— start SUPPLIED INFORMATION —
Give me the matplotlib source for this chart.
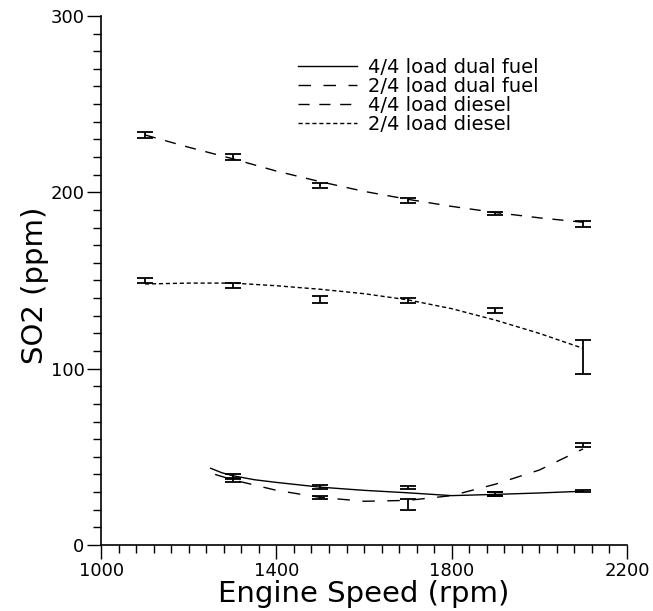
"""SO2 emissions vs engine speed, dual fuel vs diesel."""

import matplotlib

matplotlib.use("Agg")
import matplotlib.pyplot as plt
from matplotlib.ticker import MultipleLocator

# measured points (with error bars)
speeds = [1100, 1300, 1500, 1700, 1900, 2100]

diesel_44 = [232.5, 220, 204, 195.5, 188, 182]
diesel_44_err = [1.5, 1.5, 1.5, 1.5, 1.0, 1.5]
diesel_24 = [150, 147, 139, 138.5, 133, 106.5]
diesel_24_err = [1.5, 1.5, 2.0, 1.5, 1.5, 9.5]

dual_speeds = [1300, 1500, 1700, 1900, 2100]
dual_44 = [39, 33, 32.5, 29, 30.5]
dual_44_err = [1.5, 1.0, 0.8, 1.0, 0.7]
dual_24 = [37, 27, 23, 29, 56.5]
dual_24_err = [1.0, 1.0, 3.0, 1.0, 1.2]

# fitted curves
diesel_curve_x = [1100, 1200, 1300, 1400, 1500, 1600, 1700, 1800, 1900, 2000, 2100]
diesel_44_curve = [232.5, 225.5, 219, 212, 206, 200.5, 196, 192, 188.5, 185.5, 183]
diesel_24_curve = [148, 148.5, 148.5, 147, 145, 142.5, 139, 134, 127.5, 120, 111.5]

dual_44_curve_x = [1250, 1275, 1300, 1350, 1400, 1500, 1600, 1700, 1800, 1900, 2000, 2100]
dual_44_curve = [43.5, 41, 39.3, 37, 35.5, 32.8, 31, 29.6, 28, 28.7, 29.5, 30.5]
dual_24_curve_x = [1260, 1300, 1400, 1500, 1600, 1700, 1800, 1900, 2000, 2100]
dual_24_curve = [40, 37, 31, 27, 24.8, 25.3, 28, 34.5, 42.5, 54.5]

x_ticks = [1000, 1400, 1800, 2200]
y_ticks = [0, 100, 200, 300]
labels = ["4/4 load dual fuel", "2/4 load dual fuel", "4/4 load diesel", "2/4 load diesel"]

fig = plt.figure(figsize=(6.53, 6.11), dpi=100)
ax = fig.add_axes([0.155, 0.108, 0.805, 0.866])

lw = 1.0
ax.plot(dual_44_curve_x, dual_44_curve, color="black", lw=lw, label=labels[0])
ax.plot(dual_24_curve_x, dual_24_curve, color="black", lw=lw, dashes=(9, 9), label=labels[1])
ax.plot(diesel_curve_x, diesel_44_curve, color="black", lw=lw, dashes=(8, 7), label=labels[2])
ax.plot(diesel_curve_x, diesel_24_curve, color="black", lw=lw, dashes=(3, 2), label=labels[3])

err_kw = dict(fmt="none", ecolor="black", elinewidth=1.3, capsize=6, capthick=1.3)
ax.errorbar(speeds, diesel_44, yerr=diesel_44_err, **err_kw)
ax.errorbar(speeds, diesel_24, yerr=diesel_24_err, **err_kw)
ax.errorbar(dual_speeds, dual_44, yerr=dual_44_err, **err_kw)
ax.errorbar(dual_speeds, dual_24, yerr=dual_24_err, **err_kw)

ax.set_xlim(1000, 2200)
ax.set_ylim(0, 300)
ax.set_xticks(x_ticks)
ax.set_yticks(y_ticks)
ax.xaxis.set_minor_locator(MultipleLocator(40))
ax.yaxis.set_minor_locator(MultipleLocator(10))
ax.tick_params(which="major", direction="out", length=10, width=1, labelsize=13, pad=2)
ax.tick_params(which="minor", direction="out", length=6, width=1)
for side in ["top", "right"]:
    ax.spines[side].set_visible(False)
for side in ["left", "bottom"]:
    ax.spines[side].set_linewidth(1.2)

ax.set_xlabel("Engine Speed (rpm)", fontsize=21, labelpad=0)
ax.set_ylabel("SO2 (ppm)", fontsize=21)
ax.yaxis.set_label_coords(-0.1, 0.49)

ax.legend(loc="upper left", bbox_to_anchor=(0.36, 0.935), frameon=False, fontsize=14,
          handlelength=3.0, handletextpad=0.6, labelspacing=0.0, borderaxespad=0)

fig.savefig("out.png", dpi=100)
— end SUPPLIED INFORMATION —
Output exactly the span of lines from the top of the listing through the line holding "speeds = [1100, 1300, 1500, 1700, 1900, 2100]", and leave every picture out.

# ANSWER TO THE TASK
Give me the matplotlib source for this chart.
"""SO2 emissions vs engine speed, dual fuel vs diesel."""

import matplotlib

matplotlib.use("Agg")
import matplotlib.pyplot as plt
from matplotlib.ticker import MultipleLocator

# measured points (with error bars)
speeds = [1100, 1300, 1500, 1700, 1900, 2100]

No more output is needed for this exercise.